Verifies stair riser and tread dimensions using Blondel formula and indicates whether values meet ergonomic comfort range for steps.

Stair geometry by the Blondel rule

Back in 1675 François Blondel wrote down the rule that designers still lean on: 2·riser + tread = 63-64 cm, roughly how far an adult steps when walking comfortably. The Brazilian standard NBR 9050 leans toward a riser near 17 cm and a tread near 28 cm, which lands inside Blondel (2·17 + 28 = 62) and works out to a slope of about 31°. You can go steeper, say a 19 cm riser with a 25 cm tread, and service stairs often do, but it wears people out sooner.

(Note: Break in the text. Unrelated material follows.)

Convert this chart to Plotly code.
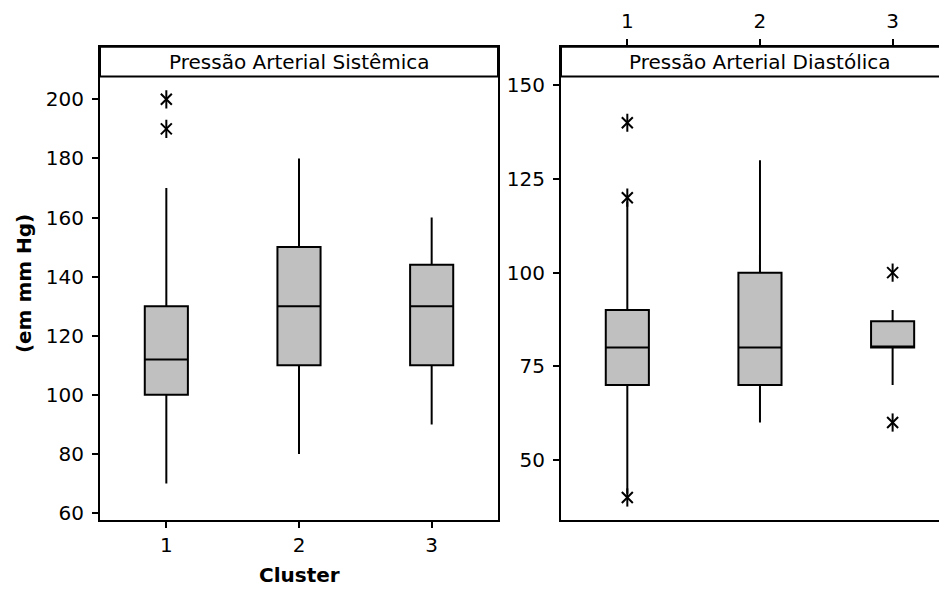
import plotly.graph_objects as go

# ---- data ----
clusters = [1, 2, 3]

sist_q1 = [100, 110, 110]
sist_median = [112, 130, 130]
sist_q3 = [130, 150, 144]
sist_low = [70, 80, 90]
sist_high = [170, 180, 160]
sist_out_x = [1, 1]
sist_out_y = [190, 200]

diast_q1 = [70, 70, 80]
diast_median = [80, 80, 80]
diast_q3 = [90, 100, 87]
diast_low = [41, 60, 70]
diast_high = [119, 130, 90]
diast_out_x = [1, 1, 1, 3, 3]
diast_out_y = [40, 120, 140, 60, 100]

sist_ticks = [60, 80, 100, 120, 140, 160, 180, 200]
diast_ticks = [50, 75, 100, 125, 150]

titles = ["Pressão Arterial Sistêmica", "Pressão Arterial Diastólica"]
y_title = "(em mm Hg)"
x_title = "Cluster"

# the page body has an 8px margin; the figure is sized to fill the window
OFF = 8
W, H = 947 - OFF, 592 - OFF
FONT = "DejaVu Sans"
BOX_FILL = "#C0C0C0"

fig = go.Figure()

def add_box(q1, med, q3, lo, hi, xa, ya):
    fig.add_trace(go.Box(
        x=clusters, q1=q1, median=med, q3=q3, lowerfence=lo, upperfence=hi,
        width=0.325, whiskerwidth=0, boxpoints=False,
        fillcolor=BOX_FILL, line=dict(color="black", width=2),
        xaxis=xa, yaxis=ya, showlegend=False, hoverinfo="skip"))

def add_outliers(xs, ys, xa, ya):
    fig.add_trace(go.Scatter(
        x=xs, y=ys, mode="markers", xaxis=xa, yaxis=ya, showlegend=False,
        marker=dict(symbol="line-ns-open", size=13, color="black",
                    line=dict(color="black", width=2))))
    fig.add_trace(go.Scatter(
        x=xs, y=ys, mode="markers", xaxis=xa, yaxis=ya, showlegend=False,
        marker=dict(symbol="x-thin-open", size=11, color="black",
                    line=dict(color="black", width=2))))

add_box(sist_q1, sist_median, sist_q3, sist_low, sist_high, "x", "y")
add_outliers(sist_out_x, sist_out_y, "x", "y")
add_box(diast_q1, diast_median, diast_q3, diast_low, diast_high, "x2", "y2")
add_outliers(diast_out_x, diast_out_y, "x2", "y2")

def px_x(p):
    return (p - OFF) / W

def px_y(p):
    return 1 - (p - OFF) / H

y_dom = [px_y(524), px_y(47)]
axis_common = dict(showgrid=False, zeroline=False, showline=True,
                   linecolor="black", linewidth=2, ticks="outside",
                   ticklen=6, tickwidth=1.5, tickcolor="black",
                   tickfont=dict(family=FONT, size=20, color="black"))

fig.update_layout(
    width=W, height=H, margin=dict(l=0, r=0, t=0, b=0),
    paper_bgcolor="white", plot_bgcolor="white",
    font=dict(family=FONT, size=20, color="black"),
    xaxis=dict(domain=[px_x(100), px_x(498)], range=[0.5, 3.5],
               tickvals=clusters, mirror=True, anchor="y", **axis_common),
    yaxis=dict(domain=y_dom, range=[57.8, 217.8], tickvals=sist_ticks,
               mirror=True, anchor="x", ticklabelstandoff=4, **axis_common),
    xaxis2=dict(domain=[px_x(561), 1.0], range=[0.5, 3.41],
                tickvals=clusters, side="top", mirror=True, anchor="y2",
                ticklabelstandoff=3, **axis_common),
    yaxis2=dict(domain=y_dom, range=[34.1, 160.3], tickvals=diast_ticks,
                mirror=False, anchor="x2", ticklabelstandoff=4, **axis_common),
)

# header strips
for x0, x1 in [(px_x(100), px_x(498)), (px_x(561), 1.05)]:
    fig.add_shape(type="rect", xref="paper", yref="paper",
                  x0=x0, x1=x1, y0=px_y(77), y1=px_y(47),
                  fillcolor="white", line=dict(color="black", width=2),
                  layer="above")

fig.add_annotation(text=titles[0], xref="x", yref="paper", x=2, y=px_y(62),
                   showarrow=False, yanchor="middle",
                   font=dict(family=FONT, size=20, color="black"))
fig.add_annotation(text=titles[1], xref="x2", yref="paper", x=2, y=px_y(62),
                   showarrow=False, yanchor="middle",
                   font=dict(family=FONT, size=20, color="black"))

fig.add_annotation(text="<b>" + y_title + "</b>", xref="paper", yref="paper",
                   x=px_x(23.5), y=px_y(286), textangle=-90, showarrow=False,
                   xanchor="center", yanchor="middle",
                   font=dict(family=FONT, size=20, color="black"))
fig.add_annotation(text="<b>" + x_title + "</b>", xref="paper", yref="paper",
                   x=px_x(299), y=px_y(580), showarrow=False,
                   xanchor="center", yanchor="middle",
                   font=dict(family=FONT, size=20, color="black"))

fig.write_html("out.html")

Take a typical floor with a total rise of 2.80 m: the number of risers comes out to 2.80/0.17 ≈ 16-17, and the run projects 16 × 0.28 = 4.48 m on the horizontal. NBR 9077 caps a single flight at 16 steps before a landing has to break it up, and stair width is sized by the same egress-capacity rules used for corridors.

Applications

NBR 9077 fire egress, NBR 9050 accessibility, residential and commercial design, and spiral stairs (which NBR 9077 admits with restrictions).

FAQ

Why 63-64 cm? That is about how long an adult's natural stride is, and the figure goes back to 17th-century French stair design.

Spiral stair as main stair? No. NBR 9077 lets you use a spiral stair only as a secondary one, and in small areas, never as the building's main egress.

Open risers? For accessibility, NBR 9050 asks for at least a 7.5 cm tread overhang and steers away from open risers.